His region was also at the center of the struggle between church and state.  The political regimes instituted during the Napoleon wars would cause constant struggles between the church and state with ultimately the state being able to influence the institutes of religion within the areas.  Those that were of a particular belief system had only the ability to teach within a particular location if the state therein allowed it.  This created a situation where clergy had to move from country to country, city to city, based on the laws instituted at the time by the government.  Baraga ultimately would then come to the belief system similar to many of those that he worked with that would lean heavily towards the Church having its own authority outside of the state.  He would have first hand experience of how the influence of government would have the ability to affect the religious belief systems of those that had such laws imposed upon them.  This ultimately influenced his perseverance in helping to ensure that the Ojibwe people ultimately had rights to stay on their own lands free from the governing influence of the state.  

The movement of Jansenism, although he was opposed to the belief of original sin, would appeal to certain aspects of Father Baraga which was described by Blanning: "First and foremost it was against traditional baroque piety.  Betraying its origins as a movement of the literate elites, it demanded simplicity instead of display, rigour instead of opulence, austerity instead of indulgence, denial instead of sensuality.  The Jansenists were ecumenical: they insisted on the use of the vernacular for at least the Epistle and the Gospel during Mass; their ideal church was a bare hall."  

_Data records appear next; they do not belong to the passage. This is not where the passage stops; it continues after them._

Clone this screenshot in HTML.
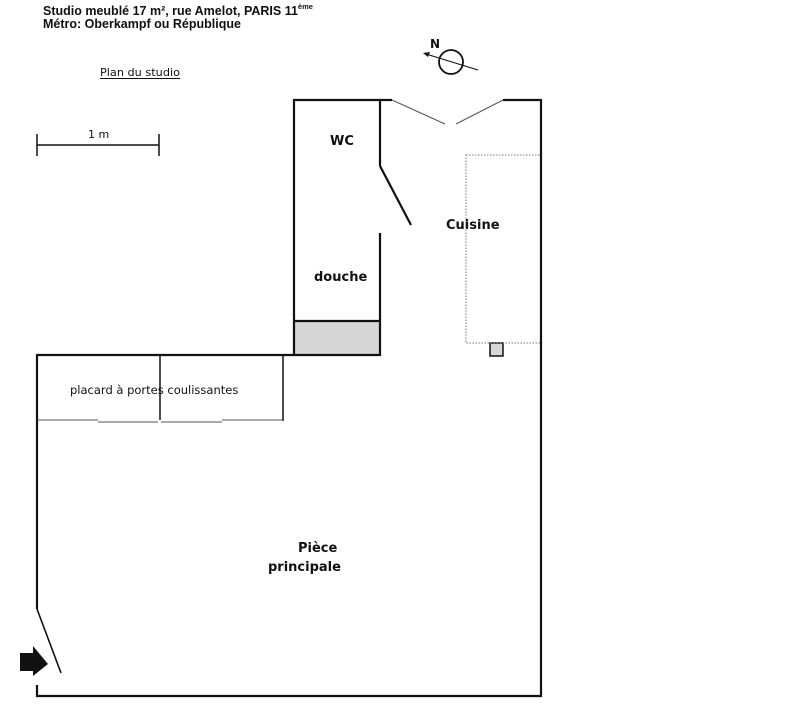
<!DOCTYPE html>
<html><head><meta charset="utf-8"><style>
body{margin:0;background:#fff;width:800px;height:720px;overflow:hidden}
svg{display:block}
text{font-family:"DejaVu Sans","Liberation Sans",sans-serif;fill:#111}
text.t{font-family:"Liberation Sans",sans-serif}
</style></head><body>
<svg width="800" height="720" viewBox="0 0 800 720">
<text class="t" x="43" y="15" font-size="12.5" font-weight="bold">Studio meublé 17 m², rue Amelot, PARIS 11<tspan font-size="7.5" dy="-6">ème</tspan></text>
<text class="t" x="43" y="28" font-size="12.5" font-weight="bold">Métro: Oberkampf ou République</text>
<text x="100" y="76" font-size="11" textLength="80" lengthAdjust="spacingAndGlyphs">Plan du studio</text>
<line x1="100" y1="78.5" x2="180" y2="78.5" stroke="#111" stroke-width="1"/>
<text x="88" y="138" font-size="11">1 m</text>
<g stroke="#111" stroke-width="1.5" fill="none">
<line x1="37" y1="145" x2="159" y2="145"/>
<line x1="37" y1="134" x2="37" y2="156"/>
<line x1="159" y1="134" x2="159" y2="156"/>
</g>
<text x="430" y="48" font-size="12" font-weight="bold">N</text>
<circle cx="451" cy="62" r="12" stroke="#111" stroke-width="1.8" fill="none"/>
<line x1="426" y1="54" x2="478" y2="70" stroke="#111" stroke-width="1"/>
<polygon points="423,53 430,52 428,57" fill="#111"/>
<rect x="295" y="321" width="85" height="34" fill="#d6d6d6"/>
<rect x="490" y="343" width="13" height="13" fill="#d6d6d6" stroke="#111" stroke-width="1.5"/>
<rect x="466" y="155" width="75" height="188" fill="none" stroke="#777" stroke-width="1" stroke-dasharray="1.5,1.5"/>
<g stroke="#111" stroke-width="2.2" fill="none">
<polyline points="380,166 380,100 294,100 294,355"/>
<line x1="380" y1="100" x2="392" y2="100"/>
<polyline points="503,100 541,100 541,696 37,696 37,685"/>
<polyline points="37,609 37,355 380,355 380,233"/>
<line x1="294" y1="321" x2="380" y2="321"/>
<line x1="380" y1="166" x2="411" y2="225"/>
<line x1="37" y1="609" x2="61" y2="673" stroke-width="1.6"/>
<line x1="160" y1="355" x2="160" y2="420" stroke-width="1.5"/>
<line x1="283" y1="355" x2="283" y2="421" stroke-width="1.5"/>
</g>
<g stroke="#555" stroke-width="1">
<line x1="392" y1="100" x2="445" y2="124"/>
<line x1="456" y1="124" x2="503" y2="100"/>
<line x1="37" y1="420" x2="98" y2="420"/>
<line x1="98" y1="422" x2="158" y2="422"/>
<line x1="161" y1="422" x2="222" y2="422"/>
<line x1="222" y1="420" x2="283" y2="420"/>
</g>
<polygon points="20,653 33,653 33,646 48,664 33,676 33,671 20,671" fill="#111"/>
<text x="330" y="145" font-size="13" font-weight="bold">WC</text>
<text x="314" y="281" font-size="13" font-weight="bold">douche</text>
<text x="446" y="229" font-size="13" font-weight="bold">Cuisine</text>
<text x="70" y="394" font-size="11.5">placard à portes coulissantes</text>
<text x="298" y="552" font-size="13" font-weight="bold">Pièce</text>
<text x="268" y="571" font-size="13" font-weight="bold">principale</text>
</svg>
</body></html>
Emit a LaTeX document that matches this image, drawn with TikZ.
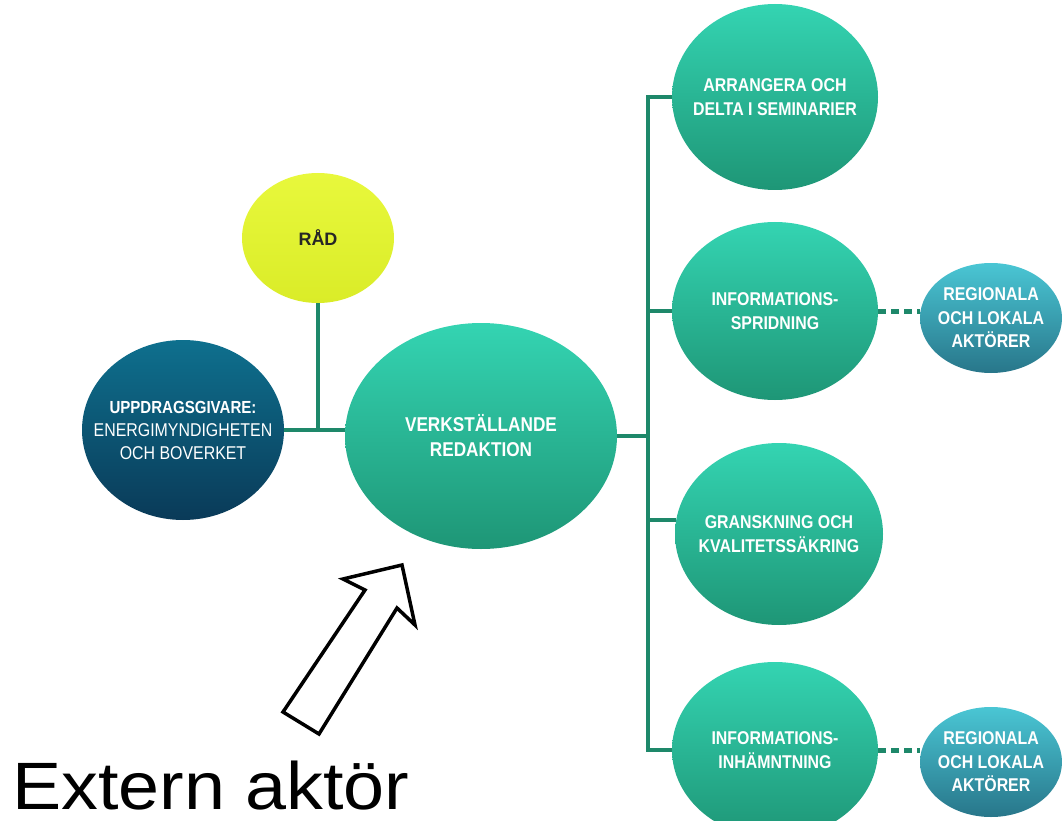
\documentclass[tikz,border=0pt]{standalone}
\usepackage{fontspec}
\setmainfont{Liberation Sans}
\newfontfamily\bollfont[FakeStretch=0.86]{Liberation Sans}
\newfontfamily\storfont[FakeStretch=1.1]{Liberation Sans}
\usetikzlibrary{shapes.geometric}

\definecolor{gruntopp}{RGB}{52,212,178}
\definecolor{grunbotten}{RGB}{30,150,118}
\definecolor{blatopp}{RGB}{14,112,142}
\definecolor{blabotten}{RGB}{10,58,88}
\definecolor{regtopp}{RGB}{74,198,212}
\definecolor{regbotten}{RGB}{40,118,138}
\definecolor{gultopp}{RGB}{232,248,60}
\definecolor{gulbotten}{RGB}{218,236,40}
\definecolor{linjefarg}{RGB}{30,136,106}

\begin{document}
\begin{tikzpicture}[x=1pt, y=-1pt,
    boll/.style={ellipse, inner xsep=-60pt, inner ysep=-30pt, align=center, text=white,
      font=\bollfont\bfseries\fontsize{18.5}{23.5}\selectfont},
    gron/.style={boll, top color=gruntopp, bottom color=grunbotten},
    bla/.style={boll, top color=blatopp, bottom color=blabotten},
    region/.style={boll, top color=regtopp, bottom color=regbotten,
      minimum width=142pt, minimum height=110pt},
    gul/.style={boll, text=black!85, top color=gultopp, bottom color=gulbotten},
    linje/.style={draw=linjefarg, line width=4pt},
    streck/.style={linje, line width=5pt, dash pattern=on 8pt off 5pt},
    pil/.style={draw=black, line width=3.5pt, fill=white, line join=miter}]
  \useasboundingbox (0,0) rectangle (1063,821);

  % mitten
  \node[gron, minimum width=272pt, minimum height=226pt, font=\bollfont\bfseries\fontsize{20}{25}\selectfont]
    (verk) at (481,436) {VERKSTÄLLANDE\\REDAKTION};
  \node[bla, minimum width=202pt, minimum height=180pt, font=\bollfont\fontsize{18.5}{23}\selectfont] (uppdrag) at (183,430)
    {{\bfseries\fontsize{17.5}{23}\selectfont UPPDRAGSGIVARE:}\\ENERGIMYNDIGHETEN\\OCH BOVERKET};
  \node[gul, minimum width=152pt, minimum height=130pt, font=\bfseries\fontsize{18}{22}\selectfont] (rad) at (318,238) {RÅD};

  % uppgifter
  \node[gron, minimum width=206pt, minimum height=186pt] (arr) at (775,97) {ARRANGERA OCH\\DELTA I SEMINARIER};
  \node[gron, minimum width=206pt, minimum height=178pt] (spr) at (775,311) {INFORMATIONS-\\SPRIDNING};
  \node[gron, minimum width=208pt, minimum height=182pt] (gran) at (779,534) {GRANSKNING OCH\\KVALITETSSÄKRING};
  \node[gron, minimum width=206pt, minimum height=176pt] (inh) at (775,750) {INFORMATIONS-\\INHÄMNTNING};

  % regionala aktörer
  \node[region] (reg1) at (991,318) {REGIONALA\\OCH LOKALA\\AKTÖRER};
  \node[region] (reg2) at (991,762) {REGIONALA\\OCH LOKALA\\AKTÖRER};

  % linjer
  \coordinate (buss) at (648,0);
  \draw[linje] (uppdrag.east) -- (uppdrag.east -| verk.west);
  \draw[linje] (rad.south) -- (rad.south |- uppdrag.east);
  \draw[linje] (verk.east) -- (verk.east -| buss);
  \draw[linje] (arr.west) -| (buss |- inh.west) -- (inh.west);
  \draw[linje] (spr.west) -- (spr.west -| buss);
  \draw[linje] (gran.172) -- (gran.172 -| buss);
  \draw[streck] (spr.east) -- (spr.east -| reg1.west);
  \draw[streck] (inh.east) -- (inh.east -| reg2.west);

  % extern aktör
  \draw[pil] (283,712) -- (365,590) -- (343,579) -- (402,565) -- (415,625) -- (397,608) -- (319,734) -- cycle;
  \node[anchor=base west, inner sep=0pt, font=\storfont\fontsize{67}{80}\selectfont] (extern) at (12,809) {Extern aktör};
\end{tikzpicture}
\end{document}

This would prove to be most useful among the Ojibwe people.  They were simple in their way of living requiring little only adornment of the necessary items for their living, beads on their shoes, belts and pipes and painting on their faces.  Opulence could not be found in the wigwam where the Ojibwe people made their homes out of temporary branches and birch bark.  The only extravagance that Father Baraga invested in was a church bell and a church to outsize the protestant church that was built upon Madeline Island soon after his arrival, but even then he preferred that the Ojibwe people would attend the Protestant School over not having an education at all.  The Ojibwe people would often comment on how the Europeans who they met would have to display their wealth in such a fashion.  Father Baraga, after becoming Bishop in 1853 was at the wedding with the Emperor of France.  When given a ciborium (a cup used in the consecration of the communion) from the Emperor of France, ended up selling it in order to raise money for his missions.  He had no connection to luxury, rather to simplicity, discipline and sacrifice.